Written task. Here is the task for the listing below: output exactly the lines from the one containing "Rebuild this chart" through the one containing "import plotly.graph_objects as go", and leave out the pictures.

The data.
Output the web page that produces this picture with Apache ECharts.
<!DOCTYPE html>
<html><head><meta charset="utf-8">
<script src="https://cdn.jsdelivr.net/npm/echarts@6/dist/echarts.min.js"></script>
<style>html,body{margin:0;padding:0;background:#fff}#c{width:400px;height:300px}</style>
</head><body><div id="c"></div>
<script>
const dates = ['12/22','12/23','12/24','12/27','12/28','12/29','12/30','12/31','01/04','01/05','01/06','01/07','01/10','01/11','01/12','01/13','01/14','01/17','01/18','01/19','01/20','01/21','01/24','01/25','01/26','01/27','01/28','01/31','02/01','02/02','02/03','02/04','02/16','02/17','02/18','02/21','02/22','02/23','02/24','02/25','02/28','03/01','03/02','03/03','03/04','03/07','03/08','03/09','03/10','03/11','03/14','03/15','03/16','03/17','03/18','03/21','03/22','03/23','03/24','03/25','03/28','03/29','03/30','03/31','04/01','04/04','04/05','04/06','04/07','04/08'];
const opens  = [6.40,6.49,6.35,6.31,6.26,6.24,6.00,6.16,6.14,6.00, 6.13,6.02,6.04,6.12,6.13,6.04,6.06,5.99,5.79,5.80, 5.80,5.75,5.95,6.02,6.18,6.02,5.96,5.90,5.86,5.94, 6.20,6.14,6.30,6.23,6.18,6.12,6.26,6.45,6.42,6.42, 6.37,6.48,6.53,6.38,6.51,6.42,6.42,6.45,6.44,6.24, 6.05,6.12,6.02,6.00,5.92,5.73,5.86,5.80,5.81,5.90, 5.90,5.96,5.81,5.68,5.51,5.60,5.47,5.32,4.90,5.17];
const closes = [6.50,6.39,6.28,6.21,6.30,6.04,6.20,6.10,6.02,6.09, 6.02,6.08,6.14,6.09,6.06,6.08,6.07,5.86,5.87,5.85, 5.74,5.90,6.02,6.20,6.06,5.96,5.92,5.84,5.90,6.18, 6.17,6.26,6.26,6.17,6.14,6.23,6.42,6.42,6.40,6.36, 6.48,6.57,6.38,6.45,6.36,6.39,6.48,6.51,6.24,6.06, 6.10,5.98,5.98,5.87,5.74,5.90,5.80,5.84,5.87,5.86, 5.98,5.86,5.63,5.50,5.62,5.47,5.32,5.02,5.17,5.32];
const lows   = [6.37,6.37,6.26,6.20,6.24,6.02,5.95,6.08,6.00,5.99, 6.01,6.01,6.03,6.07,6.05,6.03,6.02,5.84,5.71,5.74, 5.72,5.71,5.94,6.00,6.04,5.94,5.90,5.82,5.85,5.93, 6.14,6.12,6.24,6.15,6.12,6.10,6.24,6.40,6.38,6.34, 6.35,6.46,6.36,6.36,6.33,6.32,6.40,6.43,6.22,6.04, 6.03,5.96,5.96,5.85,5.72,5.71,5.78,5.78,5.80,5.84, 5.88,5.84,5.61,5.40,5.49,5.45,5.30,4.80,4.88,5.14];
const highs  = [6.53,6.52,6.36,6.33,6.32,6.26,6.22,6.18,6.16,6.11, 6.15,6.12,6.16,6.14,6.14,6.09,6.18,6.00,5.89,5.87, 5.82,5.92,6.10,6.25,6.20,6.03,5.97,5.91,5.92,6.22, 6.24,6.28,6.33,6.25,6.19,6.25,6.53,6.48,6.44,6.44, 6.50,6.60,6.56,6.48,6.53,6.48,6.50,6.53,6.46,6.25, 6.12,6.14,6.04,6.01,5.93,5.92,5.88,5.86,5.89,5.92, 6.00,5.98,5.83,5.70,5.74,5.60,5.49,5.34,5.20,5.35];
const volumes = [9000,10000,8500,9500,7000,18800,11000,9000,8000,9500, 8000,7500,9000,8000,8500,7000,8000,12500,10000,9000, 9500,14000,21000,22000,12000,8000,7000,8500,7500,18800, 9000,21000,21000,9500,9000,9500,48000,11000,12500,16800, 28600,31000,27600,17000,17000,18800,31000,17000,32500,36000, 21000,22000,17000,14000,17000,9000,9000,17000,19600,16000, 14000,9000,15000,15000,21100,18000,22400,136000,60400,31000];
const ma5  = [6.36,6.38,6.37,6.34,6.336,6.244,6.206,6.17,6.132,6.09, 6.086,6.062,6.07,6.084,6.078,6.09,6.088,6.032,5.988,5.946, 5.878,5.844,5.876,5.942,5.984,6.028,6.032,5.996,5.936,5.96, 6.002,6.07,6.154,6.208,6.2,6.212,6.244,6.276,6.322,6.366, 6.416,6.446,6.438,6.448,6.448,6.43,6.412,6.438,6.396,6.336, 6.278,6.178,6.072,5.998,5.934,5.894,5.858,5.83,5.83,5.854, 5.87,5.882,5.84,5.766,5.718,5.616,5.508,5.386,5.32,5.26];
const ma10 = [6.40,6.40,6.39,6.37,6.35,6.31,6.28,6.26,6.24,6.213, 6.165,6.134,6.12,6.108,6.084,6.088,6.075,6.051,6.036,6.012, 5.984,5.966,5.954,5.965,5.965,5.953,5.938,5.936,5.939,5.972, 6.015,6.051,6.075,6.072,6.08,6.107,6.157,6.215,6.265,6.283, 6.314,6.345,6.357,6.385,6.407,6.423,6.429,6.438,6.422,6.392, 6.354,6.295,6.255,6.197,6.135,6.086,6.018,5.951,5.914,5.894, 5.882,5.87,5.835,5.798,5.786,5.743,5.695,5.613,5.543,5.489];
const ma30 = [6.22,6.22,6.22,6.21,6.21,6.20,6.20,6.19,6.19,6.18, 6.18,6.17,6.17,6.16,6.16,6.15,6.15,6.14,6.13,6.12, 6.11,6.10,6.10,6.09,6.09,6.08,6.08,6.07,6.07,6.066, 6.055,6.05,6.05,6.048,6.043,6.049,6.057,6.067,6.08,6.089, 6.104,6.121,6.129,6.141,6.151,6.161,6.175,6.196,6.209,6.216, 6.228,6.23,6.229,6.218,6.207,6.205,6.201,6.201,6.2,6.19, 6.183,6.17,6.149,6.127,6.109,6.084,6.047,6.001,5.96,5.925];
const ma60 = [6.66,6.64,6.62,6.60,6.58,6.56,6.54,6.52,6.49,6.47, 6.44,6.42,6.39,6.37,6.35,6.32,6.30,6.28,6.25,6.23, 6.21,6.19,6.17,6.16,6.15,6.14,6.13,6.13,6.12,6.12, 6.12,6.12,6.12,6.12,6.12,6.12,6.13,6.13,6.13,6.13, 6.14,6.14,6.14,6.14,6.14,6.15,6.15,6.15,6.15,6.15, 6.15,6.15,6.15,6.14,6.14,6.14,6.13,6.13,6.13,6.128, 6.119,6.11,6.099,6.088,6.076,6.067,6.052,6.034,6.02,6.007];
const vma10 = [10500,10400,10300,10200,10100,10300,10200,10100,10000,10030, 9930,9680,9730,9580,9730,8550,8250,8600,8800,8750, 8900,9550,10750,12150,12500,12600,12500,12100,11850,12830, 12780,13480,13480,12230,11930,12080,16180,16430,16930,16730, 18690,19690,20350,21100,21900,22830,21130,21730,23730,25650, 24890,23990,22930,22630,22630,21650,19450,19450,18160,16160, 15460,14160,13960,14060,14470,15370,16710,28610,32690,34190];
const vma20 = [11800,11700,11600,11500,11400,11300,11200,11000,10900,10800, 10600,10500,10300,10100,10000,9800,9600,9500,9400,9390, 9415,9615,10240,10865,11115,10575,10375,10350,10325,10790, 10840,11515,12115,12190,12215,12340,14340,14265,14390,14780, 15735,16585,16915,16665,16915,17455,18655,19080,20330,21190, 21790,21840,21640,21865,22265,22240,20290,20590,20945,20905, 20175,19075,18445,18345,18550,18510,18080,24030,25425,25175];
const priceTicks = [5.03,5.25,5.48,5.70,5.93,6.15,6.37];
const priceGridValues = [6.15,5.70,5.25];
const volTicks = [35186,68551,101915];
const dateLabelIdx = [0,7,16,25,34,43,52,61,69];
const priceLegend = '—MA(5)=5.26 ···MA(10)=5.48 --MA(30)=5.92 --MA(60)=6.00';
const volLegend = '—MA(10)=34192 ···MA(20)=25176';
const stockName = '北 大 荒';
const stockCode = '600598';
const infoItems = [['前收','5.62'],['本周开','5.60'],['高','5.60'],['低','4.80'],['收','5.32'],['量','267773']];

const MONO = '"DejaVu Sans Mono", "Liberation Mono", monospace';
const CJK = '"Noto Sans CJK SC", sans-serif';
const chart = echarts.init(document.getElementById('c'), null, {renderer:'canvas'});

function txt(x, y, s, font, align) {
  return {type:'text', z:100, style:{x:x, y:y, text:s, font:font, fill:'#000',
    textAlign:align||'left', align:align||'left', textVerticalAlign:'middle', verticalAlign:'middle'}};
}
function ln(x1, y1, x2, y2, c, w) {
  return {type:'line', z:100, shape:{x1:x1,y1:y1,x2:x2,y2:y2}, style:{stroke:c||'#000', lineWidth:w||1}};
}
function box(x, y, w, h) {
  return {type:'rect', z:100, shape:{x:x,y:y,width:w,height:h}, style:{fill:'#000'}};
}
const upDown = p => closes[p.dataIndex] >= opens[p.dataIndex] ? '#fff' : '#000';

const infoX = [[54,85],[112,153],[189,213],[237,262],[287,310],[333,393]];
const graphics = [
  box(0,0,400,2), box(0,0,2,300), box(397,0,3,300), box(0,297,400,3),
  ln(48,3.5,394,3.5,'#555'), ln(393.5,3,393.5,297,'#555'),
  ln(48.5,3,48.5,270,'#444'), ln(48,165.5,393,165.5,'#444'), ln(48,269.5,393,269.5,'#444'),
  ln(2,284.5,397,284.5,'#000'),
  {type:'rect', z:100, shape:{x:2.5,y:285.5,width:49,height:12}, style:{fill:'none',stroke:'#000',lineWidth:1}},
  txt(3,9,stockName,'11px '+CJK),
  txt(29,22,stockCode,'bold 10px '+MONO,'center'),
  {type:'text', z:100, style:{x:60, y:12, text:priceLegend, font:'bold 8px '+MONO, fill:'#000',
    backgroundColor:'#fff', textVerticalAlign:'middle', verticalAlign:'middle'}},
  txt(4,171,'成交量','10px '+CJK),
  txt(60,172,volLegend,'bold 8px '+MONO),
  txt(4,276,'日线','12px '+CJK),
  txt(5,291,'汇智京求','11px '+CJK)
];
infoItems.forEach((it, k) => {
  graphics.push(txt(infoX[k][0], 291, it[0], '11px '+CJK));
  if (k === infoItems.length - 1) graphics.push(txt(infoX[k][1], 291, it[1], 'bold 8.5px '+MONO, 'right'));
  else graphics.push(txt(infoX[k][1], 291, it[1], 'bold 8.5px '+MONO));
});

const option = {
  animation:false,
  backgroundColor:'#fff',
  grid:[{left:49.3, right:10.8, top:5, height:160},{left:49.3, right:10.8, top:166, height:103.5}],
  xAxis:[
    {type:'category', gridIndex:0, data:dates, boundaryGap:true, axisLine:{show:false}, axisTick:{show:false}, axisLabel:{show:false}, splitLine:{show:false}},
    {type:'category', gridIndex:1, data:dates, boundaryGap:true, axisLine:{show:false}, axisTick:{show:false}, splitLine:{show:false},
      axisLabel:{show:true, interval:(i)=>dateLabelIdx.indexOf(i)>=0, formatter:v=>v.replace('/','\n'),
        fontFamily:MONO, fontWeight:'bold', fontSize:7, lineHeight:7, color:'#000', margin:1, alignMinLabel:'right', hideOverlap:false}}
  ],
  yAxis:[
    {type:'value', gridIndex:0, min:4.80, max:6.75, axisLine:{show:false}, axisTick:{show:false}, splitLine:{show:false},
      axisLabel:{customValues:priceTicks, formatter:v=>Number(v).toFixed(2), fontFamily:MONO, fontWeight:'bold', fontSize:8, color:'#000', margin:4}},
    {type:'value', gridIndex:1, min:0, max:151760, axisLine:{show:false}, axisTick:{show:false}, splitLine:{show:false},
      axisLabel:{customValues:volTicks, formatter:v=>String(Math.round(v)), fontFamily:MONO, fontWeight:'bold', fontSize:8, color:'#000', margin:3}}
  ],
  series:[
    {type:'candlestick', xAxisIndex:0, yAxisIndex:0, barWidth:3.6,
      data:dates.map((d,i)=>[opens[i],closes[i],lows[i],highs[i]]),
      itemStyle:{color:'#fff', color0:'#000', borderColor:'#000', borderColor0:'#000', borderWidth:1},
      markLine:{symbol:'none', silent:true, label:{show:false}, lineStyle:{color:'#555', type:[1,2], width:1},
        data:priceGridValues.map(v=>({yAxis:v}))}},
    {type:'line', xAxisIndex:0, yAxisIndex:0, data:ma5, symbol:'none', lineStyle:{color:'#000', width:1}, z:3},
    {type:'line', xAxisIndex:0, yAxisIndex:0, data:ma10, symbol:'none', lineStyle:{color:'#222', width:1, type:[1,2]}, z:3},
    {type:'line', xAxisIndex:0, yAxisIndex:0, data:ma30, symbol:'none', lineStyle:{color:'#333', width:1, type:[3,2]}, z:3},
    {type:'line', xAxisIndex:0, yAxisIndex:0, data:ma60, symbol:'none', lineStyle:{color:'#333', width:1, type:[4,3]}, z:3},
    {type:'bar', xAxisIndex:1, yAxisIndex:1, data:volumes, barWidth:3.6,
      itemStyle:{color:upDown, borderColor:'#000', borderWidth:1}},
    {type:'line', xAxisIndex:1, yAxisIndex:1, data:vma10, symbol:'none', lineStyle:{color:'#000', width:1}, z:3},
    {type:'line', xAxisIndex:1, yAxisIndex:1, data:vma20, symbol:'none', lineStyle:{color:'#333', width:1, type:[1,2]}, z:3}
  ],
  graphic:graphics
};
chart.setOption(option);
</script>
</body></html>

--

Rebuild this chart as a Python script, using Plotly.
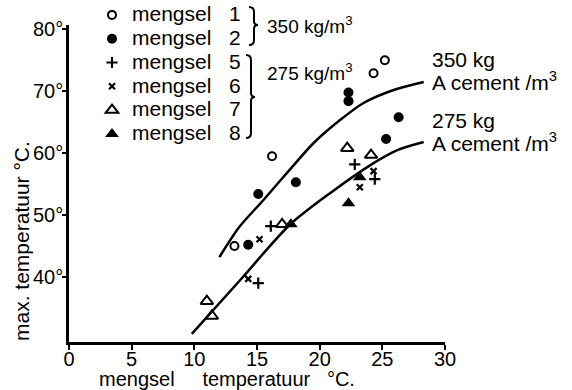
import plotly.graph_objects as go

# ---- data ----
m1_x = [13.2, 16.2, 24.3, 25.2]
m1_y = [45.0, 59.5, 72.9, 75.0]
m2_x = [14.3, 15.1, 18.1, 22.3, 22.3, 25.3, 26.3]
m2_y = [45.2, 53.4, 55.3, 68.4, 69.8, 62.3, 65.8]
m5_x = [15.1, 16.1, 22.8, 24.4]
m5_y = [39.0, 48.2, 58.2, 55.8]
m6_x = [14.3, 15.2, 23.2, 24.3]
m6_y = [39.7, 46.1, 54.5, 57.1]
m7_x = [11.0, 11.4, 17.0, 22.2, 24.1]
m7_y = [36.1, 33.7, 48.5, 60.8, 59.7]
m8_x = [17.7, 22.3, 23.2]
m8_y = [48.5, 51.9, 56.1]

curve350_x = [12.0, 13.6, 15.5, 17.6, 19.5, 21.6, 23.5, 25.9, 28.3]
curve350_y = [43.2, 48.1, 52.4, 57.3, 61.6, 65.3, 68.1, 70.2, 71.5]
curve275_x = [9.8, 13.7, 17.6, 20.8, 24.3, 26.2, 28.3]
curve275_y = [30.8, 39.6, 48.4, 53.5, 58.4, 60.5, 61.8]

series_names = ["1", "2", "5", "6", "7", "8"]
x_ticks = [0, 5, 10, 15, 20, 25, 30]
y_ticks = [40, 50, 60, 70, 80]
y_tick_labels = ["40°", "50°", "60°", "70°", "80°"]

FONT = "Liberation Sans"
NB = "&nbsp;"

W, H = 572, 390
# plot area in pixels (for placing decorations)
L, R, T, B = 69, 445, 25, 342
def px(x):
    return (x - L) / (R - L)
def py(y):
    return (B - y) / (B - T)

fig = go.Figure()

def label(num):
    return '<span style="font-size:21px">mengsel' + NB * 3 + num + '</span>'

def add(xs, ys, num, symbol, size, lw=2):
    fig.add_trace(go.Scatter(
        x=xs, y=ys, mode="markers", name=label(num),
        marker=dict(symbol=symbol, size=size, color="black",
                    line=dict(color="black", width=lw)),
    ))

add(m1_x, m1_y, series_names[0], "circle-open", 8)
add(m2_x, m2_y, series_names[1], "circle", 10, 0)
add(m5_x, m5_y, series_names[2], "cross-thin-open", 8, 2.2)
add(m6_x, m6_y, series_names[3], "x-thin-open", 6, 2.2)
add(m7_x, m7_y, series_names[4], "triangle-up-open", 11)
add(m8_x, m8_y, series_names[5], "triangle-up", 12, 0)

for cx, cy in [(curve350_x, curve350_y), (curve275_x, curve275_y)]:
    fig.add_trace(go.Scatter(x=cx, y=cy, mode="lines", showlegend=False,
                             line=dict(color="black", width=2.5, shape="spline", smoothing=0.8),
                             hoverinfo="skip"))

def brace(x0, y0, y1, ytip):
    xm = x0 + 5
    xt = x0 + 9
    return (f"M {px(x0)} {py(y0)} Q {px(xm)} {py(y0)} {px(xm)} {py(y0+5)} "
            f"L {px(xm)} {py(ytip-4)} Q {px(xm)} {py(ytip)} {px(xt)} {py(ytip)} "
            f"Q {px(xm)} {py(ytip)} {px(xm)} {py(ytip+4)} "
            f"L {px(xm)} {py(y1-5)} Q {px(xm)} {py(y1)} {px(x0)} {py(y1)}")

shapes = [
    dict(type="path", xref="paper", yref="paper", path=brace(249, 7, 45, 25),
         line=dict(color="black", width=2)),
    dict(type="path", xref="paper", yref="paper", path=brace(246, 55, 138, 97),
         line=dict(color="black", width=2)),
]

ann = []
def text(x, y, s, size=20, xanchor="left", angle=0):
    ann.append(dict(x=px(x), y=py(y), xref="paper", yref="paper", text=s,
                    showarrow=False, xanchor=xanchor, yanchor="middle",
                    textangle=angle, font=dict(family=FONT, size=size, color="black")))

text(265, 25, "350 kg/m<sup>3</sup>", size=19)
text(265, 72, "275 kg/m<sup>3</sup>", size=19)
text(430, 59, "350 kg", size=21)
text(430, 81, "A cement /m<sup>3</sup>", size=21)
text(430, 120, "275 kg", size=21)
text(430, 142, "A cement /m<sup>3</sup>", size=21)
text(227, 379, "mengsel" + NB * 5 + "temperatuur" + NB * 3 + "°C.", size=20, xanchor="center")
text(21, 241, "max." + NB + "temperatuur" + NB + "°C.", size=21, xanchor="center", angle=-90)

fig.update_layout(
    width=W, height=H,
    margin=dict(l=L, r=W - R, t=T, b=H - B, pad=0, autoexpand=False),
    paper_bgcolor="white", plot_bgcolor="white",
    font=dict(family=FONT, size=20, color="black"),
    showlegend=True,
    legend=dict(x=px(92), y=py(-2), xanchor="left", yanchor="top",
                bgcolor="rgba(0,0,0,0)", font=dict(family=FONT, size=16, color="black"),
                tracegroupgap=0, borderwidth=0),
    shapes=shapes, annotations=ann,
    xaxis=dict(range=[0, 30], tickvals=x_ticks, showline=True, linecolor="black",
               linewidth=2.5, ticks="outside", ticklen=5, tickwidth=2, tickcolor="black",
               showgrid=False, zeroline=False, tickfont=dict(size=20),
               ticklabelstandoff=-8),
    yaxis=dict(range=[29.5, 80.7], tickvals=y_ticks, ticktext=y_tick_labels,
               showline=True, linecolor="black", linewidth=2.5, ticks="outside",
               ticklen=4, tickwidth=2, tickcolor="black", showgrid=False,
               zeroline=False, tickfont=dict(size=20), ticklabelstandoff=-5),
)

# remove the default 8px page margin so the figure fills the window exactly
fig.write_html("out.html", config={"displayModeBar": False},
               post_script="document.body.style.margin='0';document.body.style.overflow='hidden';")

Output of the exercise.
Rebuild this chart as a Python script, using Plotly.
import plotly.graph_objects as go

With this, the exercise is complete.